How to make an ally of the COO

Workplace allies

COOs and CIOs are working increasingly closely together. This is partly due to the importance of IT in facilitating efficient operations across the business. And getting this right requires a strong relationship between COOs and CIOs. For CIOs, this means thinking carefully about the different types of value you can offer your COO.

Management guru Peter Drucker once said that, “there is nothing so useless as doing efficiently that which should not be done at all.” This neatly underlines the issues that arise when operations and IT are not fully in sync. The CIO’s team may be doing their job diligently and efficiently but, if it doesn’t actually link in with the COO’s vision of how the company should be run, the effort can all too easily be for naught.

While their strategies may align on paper, CIOs need to focus on developing a good relationship with COOs. This will ensure that the COO’s operational vision is actually aligned with the nuts and bolts of the IT processes underpinning it.

Unfortunately, there aren’t many business leaders who are torn in more directions than the COO – typically the company’s Mr. Fix-it. This makes it vital for CIOs to get the foundational elements of the relationship in place beforehand. There’s plenty of value to be delivered, but your COO will be happier to chat if you can get the following in place first:

  • Deliver the basics
    In the event of IT failures and setbacks, the company will slow or even grind to a halt, and it is the COO who will have to pick up the pieces. All COOs want to be certain their CIOs can deliver the technology required to keep the business running – even if many of the basics have been outsourced to generate efficiencies. You’ll also need to have clear backup processes, such as disaster recovery plans.
  • Look to the future
    How can the company function more effectively? The COO will have their own vision for the future but, by focusing on how IT tools and new technologies can deliver operational improvements, the CIO can become a key partner in establishing that vision. Offer implementation strategies as well as theoretical advice, and always focus on the potential return on investment from new innovations.
  •  Understand processes
    The operational outcomes that IT can help to deliver have broadened considerably during this era of “big data” and analytics, but CIOs must nevertheless focus on how the tools they offer will operate across all the functions of the business.
  • Speak plain English
    Some COOs have a background in IT, others don’t. Either way, CIOs who are not able to express complicated ideas about technology in terms that are easily understood by their operational colleagues will lose influence. It’s not just the language that you use, but where you choose to place emphasis. COOs want to know what the IT engine can drive, not what’s under the bonnet.
  • Broaden your horizons
    IT was once purely functional but, today, it has the power to be transformative. COOs work across every part of the business, knitting the company together to deliver high-quality products and services as efficiently as possible. CIOs must recognize that they too have an opportunity to make an impact in all of these areas – and to help deliver the innovation of the future.

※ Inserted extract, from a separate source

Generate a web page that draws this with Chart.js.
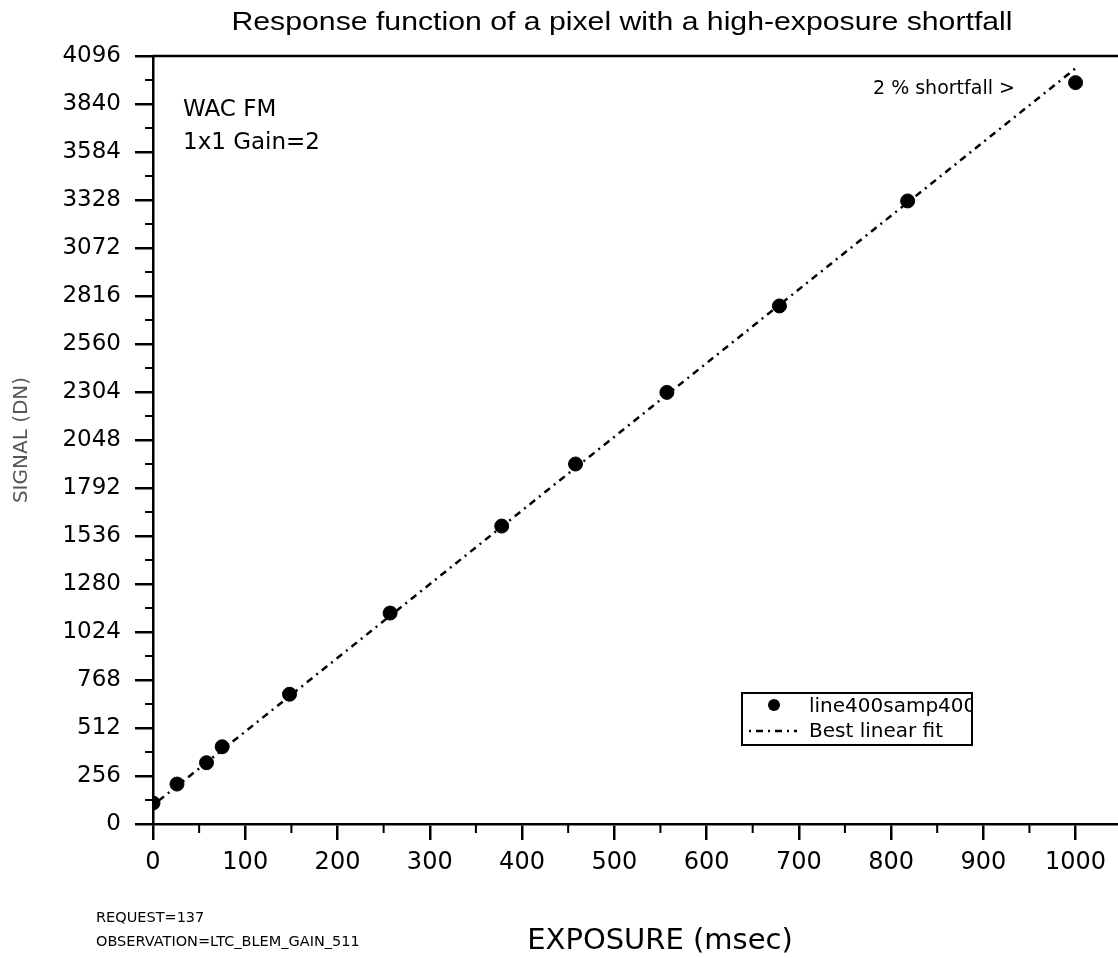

What is your experience working with COOs? Let us know in the comments how this business relationship has worked for you.

One thought on “How to make an ally of the COO

  1. The common “hymn” sheet should be the business case for both the CIO and COO and that is what corporate should define as success. So whilst the “functions” may have different visions within their silos, the business case and the benefits realisation model is common for them both and the senior executive (CEO in this case) is accountable for the successful delivery of benefits, and this neutralises the space for contestation between CIO and COO. It is a PRINCE2 project management principle of good practice that the business case should be continuously justified and controlled and that means all hands are focused on the potential benefits of the project with little room for the fun and games between CIO and COO. If an organisation does not have a strong project management culture that places responsibilities and accountabilities on roles rather than “people” it is bound to face that kind of alpha behaviour amongst its staff.